### [WORK TO BE COMPLETED]
Find, in the records below, the line that contains "Write the Plotly code for this chart." and the line that contains "import plotly.graph_objects as go". Copy those two lines and everything between them exactly, but not the pictures.

Records with drawing code:
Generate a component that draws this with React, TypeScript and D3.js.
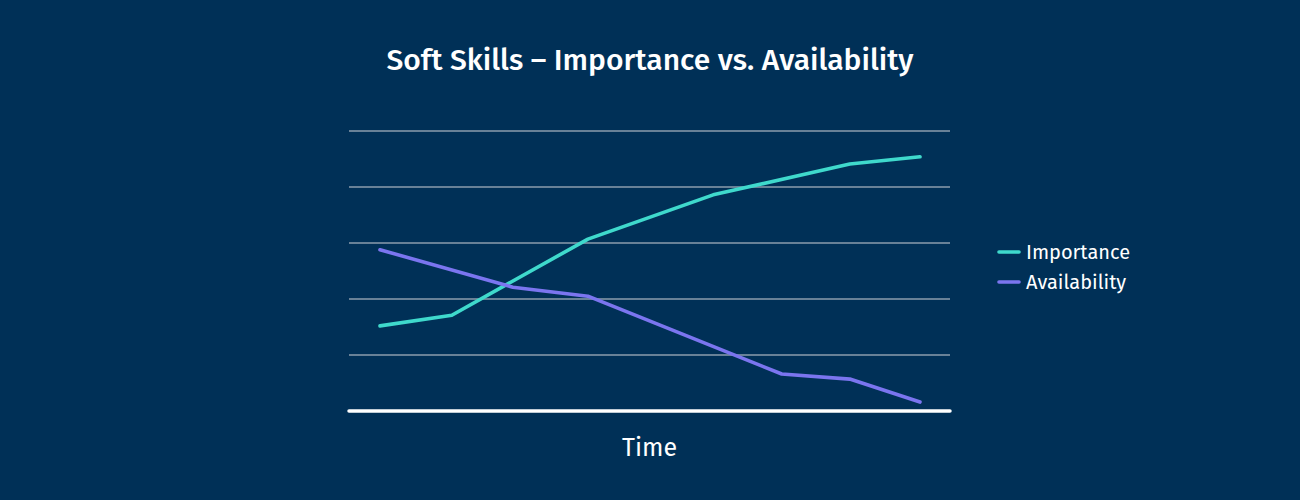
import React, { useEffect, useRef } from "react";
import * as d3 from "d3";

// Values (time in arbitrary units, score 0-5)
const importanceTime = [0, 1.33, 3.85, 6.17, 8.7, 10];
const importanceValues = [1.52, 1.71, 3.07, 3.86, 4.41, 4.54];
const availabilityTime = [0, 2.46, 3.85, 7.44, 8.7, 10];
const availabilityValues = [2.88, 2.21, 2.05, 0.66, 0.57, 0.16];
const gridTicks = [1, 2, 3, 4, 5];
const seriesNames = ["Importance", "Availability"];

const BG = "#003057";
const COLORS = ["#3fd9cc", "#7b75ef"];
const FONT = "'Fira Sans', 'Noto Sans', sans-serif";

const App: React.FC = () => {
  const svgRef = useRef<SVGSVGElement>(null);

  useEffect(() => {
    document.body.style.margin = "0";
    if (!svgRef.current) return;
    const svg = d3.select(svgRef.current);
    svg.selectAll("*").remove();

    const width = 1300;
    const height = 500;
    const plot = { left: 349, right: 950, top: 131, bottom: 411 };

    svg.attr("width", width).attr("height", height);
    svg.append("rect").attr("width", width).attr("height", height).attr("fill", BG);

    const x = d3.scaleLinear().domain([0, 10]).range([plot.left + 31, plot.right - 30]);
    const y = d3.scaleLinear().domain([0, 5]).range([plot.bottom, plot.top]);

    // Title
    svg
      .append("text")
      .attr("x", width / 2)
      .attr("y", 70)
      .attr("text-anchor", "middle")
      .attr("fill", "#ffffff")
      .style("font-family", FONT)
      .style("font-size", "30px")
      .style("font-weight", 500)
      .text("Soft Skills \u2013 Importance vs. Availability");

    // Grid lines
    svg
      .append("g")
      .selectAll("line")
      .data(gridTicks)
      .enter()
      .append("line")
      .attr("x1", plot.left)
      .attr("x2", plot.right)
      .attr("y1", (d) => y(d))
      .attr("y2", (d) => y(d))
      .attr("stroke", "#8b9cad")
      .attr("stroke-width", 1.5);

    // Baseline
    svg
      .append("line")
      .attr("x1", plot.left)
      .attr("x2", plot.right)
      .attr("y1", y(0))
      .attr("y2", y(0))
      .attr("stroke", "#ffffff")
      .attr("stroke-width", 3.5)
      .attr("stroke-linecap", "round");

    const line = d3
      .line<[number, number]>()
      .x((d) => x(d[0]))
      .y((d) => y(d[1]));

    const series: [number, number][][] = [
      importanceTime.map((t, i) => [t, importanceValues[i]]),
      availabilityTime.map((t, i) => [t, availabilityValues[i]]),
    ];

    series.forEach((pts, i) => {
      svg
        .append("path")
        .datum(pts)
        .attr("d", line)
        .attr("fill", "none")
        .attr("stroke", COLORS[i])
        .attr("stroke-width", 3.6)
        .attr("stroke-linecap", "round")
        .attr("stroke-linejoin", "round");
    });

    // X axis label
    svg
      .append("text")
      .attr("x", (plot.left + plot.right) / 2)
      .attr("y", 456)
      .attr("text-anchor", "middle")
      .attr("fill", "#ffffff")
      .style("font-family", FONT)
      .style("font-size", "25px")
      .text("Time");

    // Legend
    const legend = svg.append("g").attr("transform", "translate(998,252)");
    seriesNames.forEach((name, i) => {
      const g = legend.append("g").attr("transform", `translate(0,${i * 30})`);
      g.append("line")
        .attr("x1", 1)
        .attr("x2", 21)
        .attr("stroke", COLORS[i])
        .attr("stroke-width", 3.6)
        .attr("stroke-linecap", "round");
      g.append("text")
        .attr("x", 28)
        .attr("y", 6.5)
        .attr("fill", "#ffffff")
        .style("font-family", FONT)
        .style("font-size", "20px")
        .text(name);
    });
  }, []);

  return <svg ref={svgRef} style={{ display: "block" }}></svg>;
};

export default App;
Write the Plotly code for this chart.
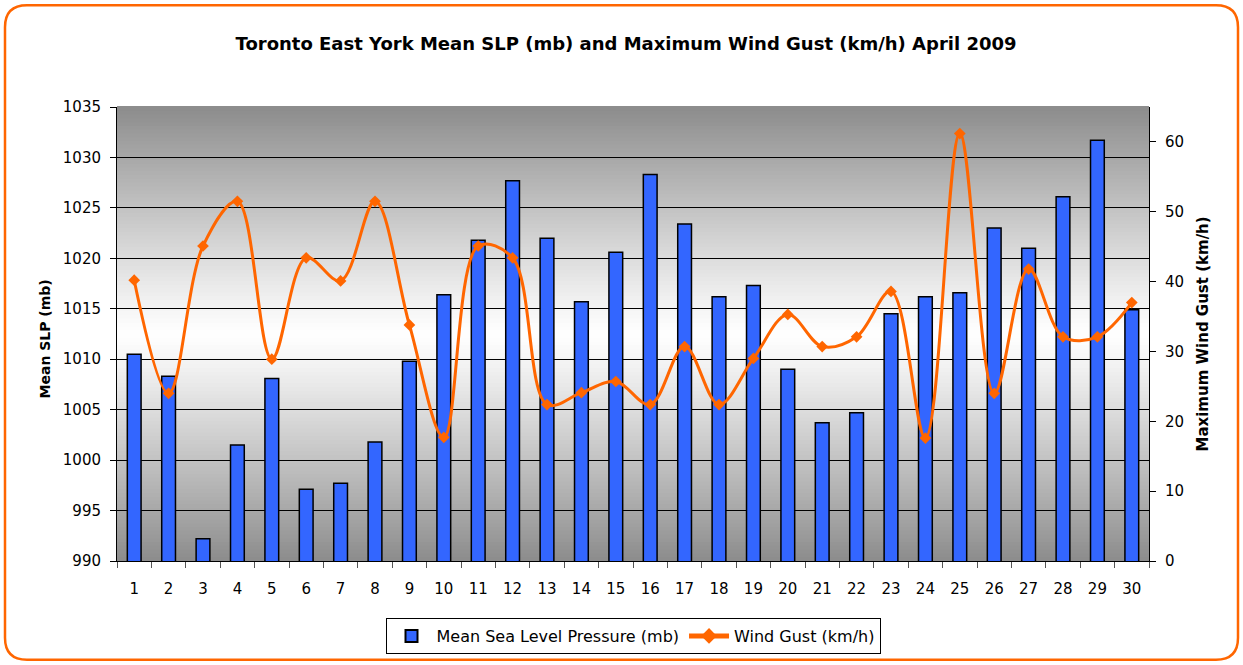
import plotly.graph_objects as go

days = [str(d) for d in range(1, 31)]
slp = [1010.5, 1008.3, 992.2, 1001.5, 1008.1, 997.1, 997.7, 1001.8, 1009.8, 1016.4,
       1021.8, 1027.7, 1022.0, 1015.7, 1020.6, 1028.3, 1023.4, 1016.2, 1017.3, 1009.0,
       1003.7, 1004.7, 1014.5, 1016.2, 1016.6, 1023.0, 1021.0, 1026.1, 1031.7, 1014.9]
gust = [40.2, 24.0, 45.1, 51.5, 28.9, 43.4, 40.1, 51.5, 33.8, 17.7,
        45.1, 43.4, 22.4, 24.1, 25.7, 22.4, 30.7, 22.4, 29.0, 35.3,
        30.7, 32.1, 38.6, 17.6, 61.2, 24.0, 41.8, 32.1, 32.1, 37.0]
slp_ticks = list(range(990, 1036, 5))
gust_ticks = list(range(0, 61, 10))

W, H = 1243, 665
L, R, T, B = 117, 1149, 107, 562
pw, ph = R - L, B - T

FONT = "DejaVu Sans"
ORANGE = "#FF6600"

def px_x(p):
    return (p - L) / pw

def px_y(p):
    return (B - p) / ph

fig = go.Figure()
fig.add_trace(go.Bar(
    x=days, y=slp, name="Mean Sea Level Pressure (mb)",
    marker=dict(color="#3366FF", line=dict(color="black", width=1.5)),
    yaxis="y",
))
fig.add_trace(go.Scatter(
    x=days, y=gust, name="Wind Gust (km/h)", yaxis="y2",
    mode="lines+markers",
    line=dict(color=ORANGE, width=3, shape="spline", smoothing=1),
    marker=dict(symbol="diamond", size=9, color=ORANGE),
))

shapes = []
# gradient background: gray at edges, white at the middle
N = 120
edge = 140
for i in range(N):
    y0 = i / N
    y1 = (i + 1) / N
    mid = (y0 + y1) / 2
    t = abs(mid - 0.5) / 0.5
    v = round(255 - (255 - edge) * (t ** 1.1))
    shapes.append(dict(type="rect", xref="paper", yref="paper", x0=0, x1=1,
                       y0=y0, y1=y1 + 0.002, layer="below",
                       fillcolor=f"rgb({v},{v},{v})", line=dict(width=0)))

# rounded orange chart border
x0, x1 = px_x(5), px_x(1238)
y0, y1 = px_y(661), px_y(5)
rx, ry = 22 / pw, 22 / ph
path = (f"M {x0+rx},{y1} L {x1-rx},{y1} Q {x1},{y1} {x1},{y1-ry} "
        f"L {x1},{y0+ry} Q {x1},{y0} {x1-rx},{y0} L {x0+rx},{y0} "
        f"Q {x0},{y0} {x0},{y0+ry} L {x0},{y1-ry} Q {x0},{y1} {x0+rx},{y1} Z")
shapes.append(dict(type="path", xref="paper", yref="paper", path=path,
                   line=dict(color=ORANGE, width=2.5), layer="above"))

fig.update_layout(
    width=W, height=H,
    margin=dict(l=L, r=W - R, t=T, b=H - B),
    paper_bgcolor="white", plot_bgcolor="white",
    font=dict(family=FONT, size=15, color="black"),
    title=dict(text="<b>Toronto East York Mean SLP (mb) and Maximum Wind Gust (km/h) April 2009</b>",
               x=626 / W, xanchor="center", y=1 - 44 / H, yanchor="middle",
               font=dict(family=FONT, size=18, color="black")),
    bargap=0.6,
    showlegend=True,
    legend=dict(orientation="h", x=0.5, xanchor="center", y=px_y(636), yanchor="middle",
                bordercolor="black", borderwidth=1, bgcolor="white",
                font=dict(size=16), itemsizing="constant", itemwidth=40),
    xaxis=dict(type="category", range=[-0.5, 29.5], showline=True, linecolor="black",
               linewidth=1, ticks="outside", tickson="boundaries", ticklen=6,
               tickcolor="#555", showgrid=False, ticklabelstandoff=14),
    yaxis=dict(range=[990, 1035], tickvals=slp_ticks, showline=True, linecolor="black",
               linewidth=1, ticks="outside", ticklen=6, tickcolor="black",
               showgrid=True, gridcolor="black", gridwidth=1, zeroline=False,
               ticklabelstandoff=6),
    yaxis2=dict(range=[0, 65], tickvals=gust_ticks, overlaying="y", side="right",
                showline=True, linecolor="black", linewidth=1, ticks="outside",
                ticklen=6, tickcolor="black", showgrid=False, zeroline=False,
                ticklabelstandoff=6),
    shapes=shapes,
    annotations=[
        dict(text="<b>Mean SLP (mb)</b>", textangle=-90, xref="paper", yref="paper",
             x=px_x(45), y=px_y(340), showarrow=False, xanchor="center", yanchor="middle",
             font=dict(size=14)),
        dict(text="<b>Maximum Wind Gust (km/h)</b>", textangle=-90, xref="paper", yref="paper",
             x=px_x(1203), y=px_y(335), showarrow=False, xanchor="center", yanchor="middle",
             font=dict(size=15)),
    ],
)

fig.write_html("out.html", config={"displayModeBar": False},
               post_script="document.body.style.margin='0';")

### [SOLVED EXERCISE]
Write the Plotly code for this chart.
import plotly.graph_objects as go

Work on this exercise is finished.